Lanjut Ones, bukan berarti semua wartawan bekerja ganda, atau menjadi informan bagi aparat TNI dan Polri, sebab ada juga wartawan yang sering memberitakan aksi-aksi demo KNPB dengan baik dan benar.

"Intinya, anggota kami telah bertemu dengan dua jurnalis tersebut, dan telah memberikan informasi yang mereka perlukan. Setelah tiga minggu kemudian, anggota kami Yohame diculik, disiksa, dan dibunuh, setelah itu dibuang ke laut, kami akan terus menuntut pertanggung jawaban Indonesia," tegasnya lagi.

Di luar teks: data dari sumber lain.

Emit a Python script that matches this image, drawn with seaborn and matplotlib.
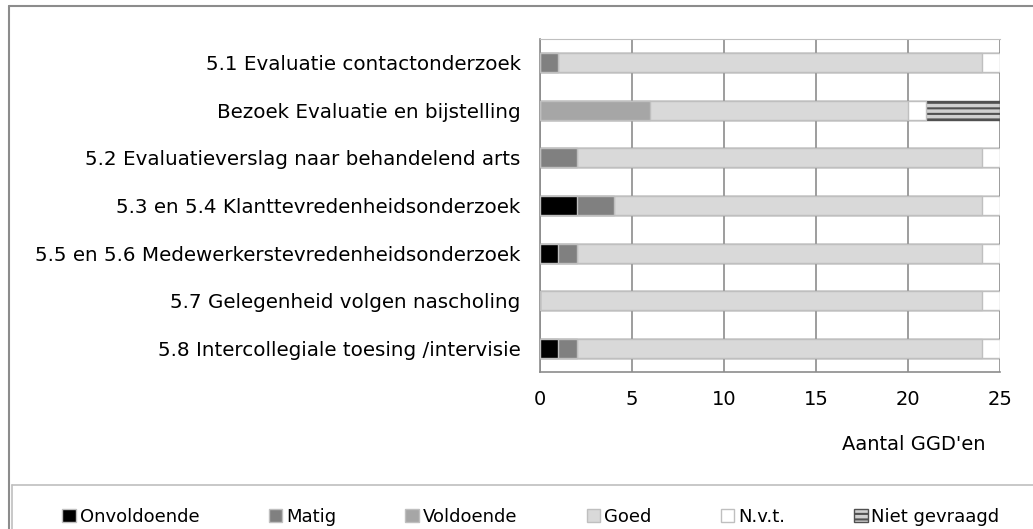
import matplotlib
matplotlib.use("Agg")
import matplotlib.pyplot as plt
import seaborn as sns
import pandas as pd
import numpy as np
from matplotlib.patches import Patch
from matplotlib.lines import Line2D

categories = [
    "5.1 Evaluatie contactonderzoek",
    "Bezoek Evaluatie en bijstelling",
    "5.2 Evaluatieverslag naar behandelend arts",
    "5.3 en 5.4 Klanttevredenheidsonderzoek",
    "5.5 en 5.6 Medewerkerstevredenheidsonderzoek",
    "5.7 Gelegenheid volgen nascholing",
    "5.8 Intercollegiale toesing /intervisie",
]
onvoldoende = [0, 0, 0, 2, 1, 0, 1]
matig = [1, 0, 2, 2, 1, 0, 1]
voldoende = [0, 6, 0, 0, 0, 0, 0]
goed = [23, 14, 22, 20, 22, 24, 22]
nvt = [1, 1, 1, 1, 1, 1, 1]
niet_gevraagd = [0, 4, 0, 0, 0, 0, 0]

series_names = ["Onvoldoende", "Matig", "Voldoende", "Goed", "N.v.t.", "Niet gevraagd"]
series = [onvoldoende, matig, voldoende, goed, nvt, niet_gevraagd]
colors = ["#000000", "#808080", "#a6a6a6", "#d9d9d9", "#ffffff", "#d0d0d0"]
edges = ["#bfbfbf"] * 5 + ["#505050"]
hatches = [None, None, None, None, None, "---"]

sns.set_style("white")
plt.rcParams["font.family"] = ["DejaVu Sans"]
plt.rcParams["text.color"] = "black"
plt.rcParams["hatch.linewidth"] = 1.5

fig = plt.figure(figsize=(10.33, 5.29), dpi=100)
ax = fig.add_axes([540 / 1033, 1 - 372 / 529, 460 / 1033, 333 / 529])

# cumulative totals, drawn from the largest down so segments stack
cum = np.cumsum(np.array(series), axis=0)
for i in range(len(series) - 1, -1, -1):
    df = pd.DataFrame({"cat": categories, "val": cum[i]})
    sns.barplot(data=df, x="val", y="cat", orient="h", color=colors[i],
                width=0.4, edgecolor=edges[i], linewidth=1.0,
                hatch=hatches[i], ax=ax, zorder=3)

ax.set_xlim(0, 25)
ax.set_ylim(len(categories) - 0.5, -0.5)
ax.set_xticks([0, 5, 10, 15, 20, 25])
ax.set_xlabel("")
ax.set_ylabel("")
ax.xaxis.grid(True, color="#8c8c8c", linewidth=1.2, zorder=0)
ax.set_axisbelow(True)

for s in ["left", "bottom"]:
    ax.spines[s].set_color("#8c8c8c")
    ax.spines[s].set_linewidth(1.2)
ax.spines["right"].set_visible(False)
ax.spines["top"].set_color("#bfbfbf")

ax.tick_params(axis="y", length=0, pad=14, labelsize=14.3, labelcolor="black")
ax.set_yticks(np.arange(-0.5, len(categories), 1), minor=True)
ax.tick_params(axis="y", which="minor", length=5, color="#8c8c8c", width=1.2)
ax.tick_params(axis="x", length=5, color="#8c8c8c", width=1.2, labelsize=14,
               pad=8, labelcolor="black")

fig.text(985 / 1033, 1 - 445 / 529, "Aantal GGD'en", ha="right", va="center",
         fontsize=14, color="black")

# outer chart border and legend box
fig.add_artist(Line2D([9 / 1033, 9 / 1033], [0, 1 - 6 / 529], color="#8c8c8c", lw=1.5))
fig.add_artist(Line2D([9 / 1033, 1], [1 - 6 / 529, 1 - 6 / 529], color="#8c8c8c", lw=1.5))
fig.add_artist(Line2D([12 / 1033, 12 / 1033], [0, 1 - 485 / 529], color="#bfbfbf", lw=1.2))
fig.add_artist(Line2D([12 / 1033, 1], [1 - 485 / 529, 1 - 485 / 529], color="#bfbfbf", lw=1.2))

handles = [Patch(facecolor=c, edgecolor=e, hatch=h, label=n)
           for c, e, h, n in zip(colors, edges, hatches, series_names)]
fig.legend(handles=handles, loc="center", bbox_to_anchor=(531 / 1033, 1 - 517 / 529),
           ncol=6, frameon=False, fontsize=13, handlelength=0.75, handleheight=0.75,
           handletextpad=0.2, columnspacing=3.85, labelcolor="black")

fig.savefig("out.png", dpi=100)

Ones berharap, media nasional, internasional, termasuk media lokal di Papua dapat terus memberitakan peristiwa kematian Yohame yang hingga saat ini belum diketahui pelaku pembunuhannya.

"Kami memang tahu yang bunuh aparat TNI dan Polri, tapi sampai sekarang pelaku belum ditemukan, dan belum dimintai pertanggung jawabannya, persoalan ini akan terus kami bawa untuk disampaikan kepada komunitas internasional," ujarnya.